* PROVIDED DATA *

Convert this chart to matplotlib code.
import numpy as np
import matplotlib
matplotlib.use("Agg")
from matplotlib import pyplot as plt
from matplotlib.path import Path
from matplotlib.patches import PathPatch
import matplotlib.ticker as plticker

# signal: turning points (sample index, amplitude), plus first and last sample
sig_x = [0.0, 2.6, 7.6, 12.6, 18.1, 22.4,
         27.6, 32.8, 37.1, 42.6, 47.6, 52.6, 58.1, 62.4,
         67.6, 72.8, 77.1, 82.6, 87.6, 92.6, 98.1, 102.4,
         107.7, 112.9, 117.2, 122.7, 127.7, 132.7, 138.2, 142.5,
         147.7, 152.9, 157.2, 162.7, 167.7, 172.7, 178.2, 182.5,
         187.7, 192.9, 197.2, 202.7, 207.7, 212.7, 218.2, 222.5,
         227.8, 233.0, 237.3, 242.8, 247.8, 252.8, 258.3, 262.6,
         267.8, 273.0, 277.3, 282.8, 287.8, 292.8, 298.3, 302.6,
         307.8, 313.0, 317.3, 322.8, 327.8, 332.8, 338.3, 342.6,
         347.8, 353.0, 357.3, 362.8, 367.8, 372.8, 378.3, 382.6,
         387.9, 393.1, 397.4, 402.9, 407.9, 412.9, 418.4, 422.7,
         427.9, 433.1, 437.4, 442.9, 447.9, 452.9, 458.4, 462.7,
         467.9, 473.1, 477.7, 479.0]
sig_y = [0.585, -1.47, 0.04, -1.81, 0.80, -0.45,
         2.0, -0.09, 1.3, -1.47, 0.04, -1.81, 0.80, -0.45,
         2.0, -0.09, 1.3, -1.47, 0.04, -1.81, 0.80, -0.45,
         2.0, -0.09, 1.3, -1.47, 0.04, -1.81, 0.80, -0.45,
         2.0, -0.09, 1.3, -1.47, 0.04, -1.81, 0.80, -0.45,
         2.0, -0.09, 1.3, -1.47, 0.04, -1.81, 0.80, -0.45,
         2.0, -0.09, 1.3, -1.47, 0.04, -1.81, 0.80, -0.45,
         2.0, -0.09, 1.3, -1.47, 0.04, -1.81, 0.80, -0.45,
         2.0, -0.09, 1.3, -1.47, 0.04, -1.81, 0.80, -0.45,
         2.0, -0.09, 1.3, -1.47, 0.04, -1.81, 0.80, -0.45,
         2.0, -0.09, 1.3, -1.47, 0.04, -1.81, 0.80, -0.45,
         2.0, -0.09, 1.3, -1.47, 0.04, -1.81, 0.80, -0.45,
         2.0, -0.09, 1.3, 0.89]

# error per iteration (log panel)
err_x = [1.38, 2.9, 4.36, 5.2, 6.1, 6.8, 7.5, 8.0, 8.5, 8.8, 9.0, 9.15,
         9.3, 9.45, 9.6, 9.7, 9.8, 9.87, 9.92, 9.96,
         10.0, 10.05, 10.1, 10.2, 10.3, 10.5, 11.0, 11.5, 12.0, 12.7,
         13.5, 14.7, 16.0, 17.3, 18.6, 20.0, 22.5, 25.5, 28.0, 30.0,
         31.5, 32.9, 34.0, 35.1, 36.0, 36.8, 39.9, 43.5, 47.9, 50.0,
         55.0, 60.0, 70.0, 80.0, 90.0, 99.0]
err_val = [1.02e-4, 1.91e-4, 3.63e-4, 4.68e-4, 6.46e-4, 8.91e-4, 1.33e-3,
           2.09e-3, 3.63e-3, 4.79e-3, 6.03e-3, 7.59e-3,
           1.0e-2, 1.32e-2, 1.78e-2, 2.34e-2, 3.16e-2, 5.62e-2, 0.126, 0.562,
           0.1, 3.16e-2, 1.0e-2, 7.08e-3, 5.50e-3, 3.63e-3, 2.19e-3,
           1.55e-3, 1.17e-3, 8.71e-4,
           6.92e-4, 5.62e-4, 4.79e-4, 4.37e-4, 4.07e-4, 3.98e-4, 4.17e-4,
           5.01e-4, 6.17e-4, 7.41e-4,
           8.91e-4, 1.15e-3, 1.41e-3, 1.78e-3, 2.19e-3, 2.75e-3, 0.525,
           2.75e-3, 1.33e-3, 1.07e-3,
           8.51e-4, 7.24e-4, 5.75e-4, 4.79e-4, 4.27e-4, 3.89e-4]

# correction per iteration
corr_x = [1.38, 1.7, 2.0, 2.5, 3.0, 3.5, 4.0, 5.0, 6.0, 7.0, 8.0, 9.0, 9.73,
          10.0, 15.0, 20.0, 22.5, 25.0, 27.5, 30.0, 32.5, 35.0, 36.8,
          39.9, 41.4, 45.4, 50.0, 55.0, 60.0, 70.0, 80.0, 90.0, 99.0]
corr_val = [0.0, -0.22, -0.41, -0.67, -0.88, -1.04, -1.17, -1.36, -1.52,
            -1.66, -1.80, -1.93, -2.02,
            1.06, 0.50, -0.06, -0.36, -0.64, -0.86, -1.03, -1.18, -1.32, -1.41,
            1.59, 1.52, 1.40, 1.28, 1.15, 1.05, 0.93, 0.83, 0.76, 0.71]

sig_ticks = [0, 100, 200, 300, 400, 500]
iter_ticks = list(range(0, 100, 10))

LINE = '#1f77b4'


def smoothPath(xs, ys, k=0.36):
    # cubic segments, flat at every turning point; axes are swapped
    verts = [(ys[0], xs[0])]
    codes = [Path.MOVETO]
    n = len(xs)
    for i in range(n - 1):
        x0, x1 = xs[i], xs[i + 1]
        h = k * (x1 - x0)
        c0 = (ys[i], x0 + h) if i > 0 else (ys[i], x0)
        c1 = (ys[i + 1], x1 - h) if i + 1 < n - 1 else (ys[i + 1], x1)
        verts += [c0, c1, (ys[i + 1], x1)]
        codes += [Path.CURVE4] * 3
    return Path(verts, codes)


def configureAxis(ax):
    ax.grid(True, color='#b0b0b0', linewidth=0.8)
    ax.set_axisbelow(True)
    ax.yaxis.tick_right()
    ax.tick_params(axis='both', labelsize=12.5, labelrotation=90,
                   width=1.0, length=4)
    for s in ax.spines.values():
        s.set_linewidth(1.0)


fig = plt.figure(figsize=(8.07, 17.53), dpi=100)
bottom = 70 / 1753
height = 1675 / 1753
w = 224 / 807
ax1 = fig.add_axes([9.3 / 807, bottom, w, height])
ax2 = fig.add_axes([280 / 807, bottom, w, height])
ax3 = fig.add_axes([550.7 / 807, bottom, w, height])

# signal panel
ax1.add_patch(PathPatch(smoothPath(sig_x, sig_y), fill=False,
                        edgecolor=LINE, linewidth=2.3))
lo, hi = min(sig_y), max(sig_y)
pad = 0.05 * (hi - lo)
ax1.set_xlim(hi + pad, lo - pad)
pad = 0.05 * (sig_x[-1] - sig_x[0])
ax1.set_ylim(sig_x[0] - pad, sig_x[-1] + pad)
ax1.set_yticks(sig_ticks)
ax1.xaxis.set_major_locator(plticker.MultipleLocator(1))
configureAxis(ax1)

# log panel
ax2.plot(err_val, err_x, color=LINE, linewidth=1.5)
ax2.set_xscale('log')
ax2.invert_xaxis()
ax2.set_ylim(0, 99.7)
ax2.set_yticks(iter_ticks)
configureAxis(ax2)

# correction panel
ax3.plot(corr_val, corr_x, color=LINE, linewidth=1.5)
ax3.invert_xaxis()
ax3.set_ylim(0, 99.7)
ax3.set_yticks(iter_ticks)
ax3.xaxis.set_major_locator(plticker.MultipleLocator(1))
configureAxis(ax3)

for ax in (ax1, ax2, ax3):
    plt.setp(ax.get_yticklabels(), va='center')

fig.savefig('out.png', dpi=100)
* * *
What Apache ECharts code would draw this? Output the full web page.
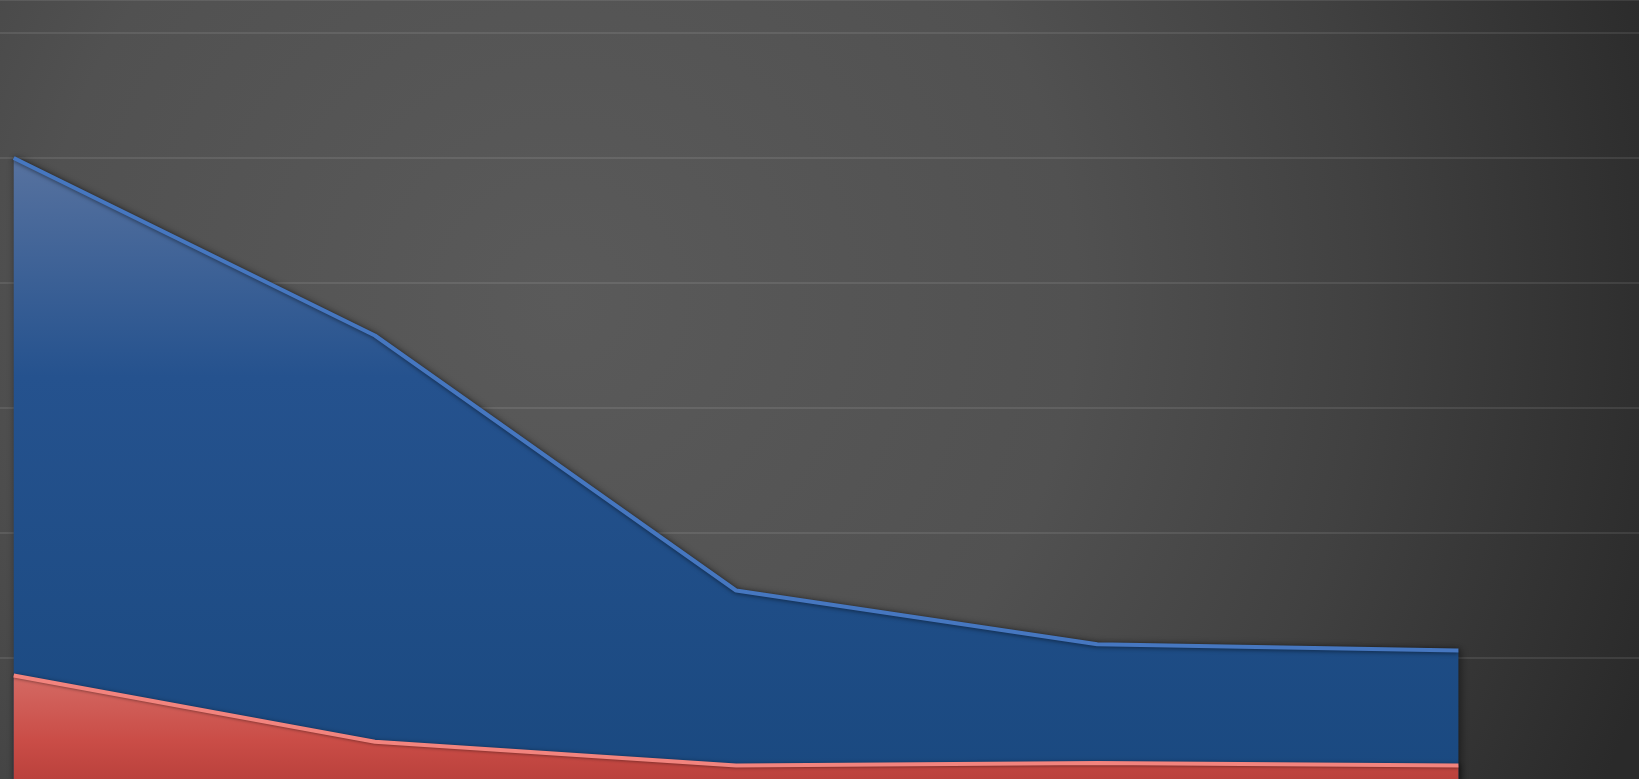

* SHORT EXERCISE *
Extract from the listing above the lines between the line containing "Convert this chart to matplotlib code." and the line containing "import matplotlib.ticker as plticker", keeping both of those lines. Output nothing else.

* COMPLETED EXERCISE *
Convert this chart to matplotlib code.
import numpy as np
import matplotlib
matplotlib.use("Agg")
from matplotlib import pyplot as plt
from matplotlib.path import Path
from matplotlib.patches import PathPatch
import matplotlib.ticker as plticker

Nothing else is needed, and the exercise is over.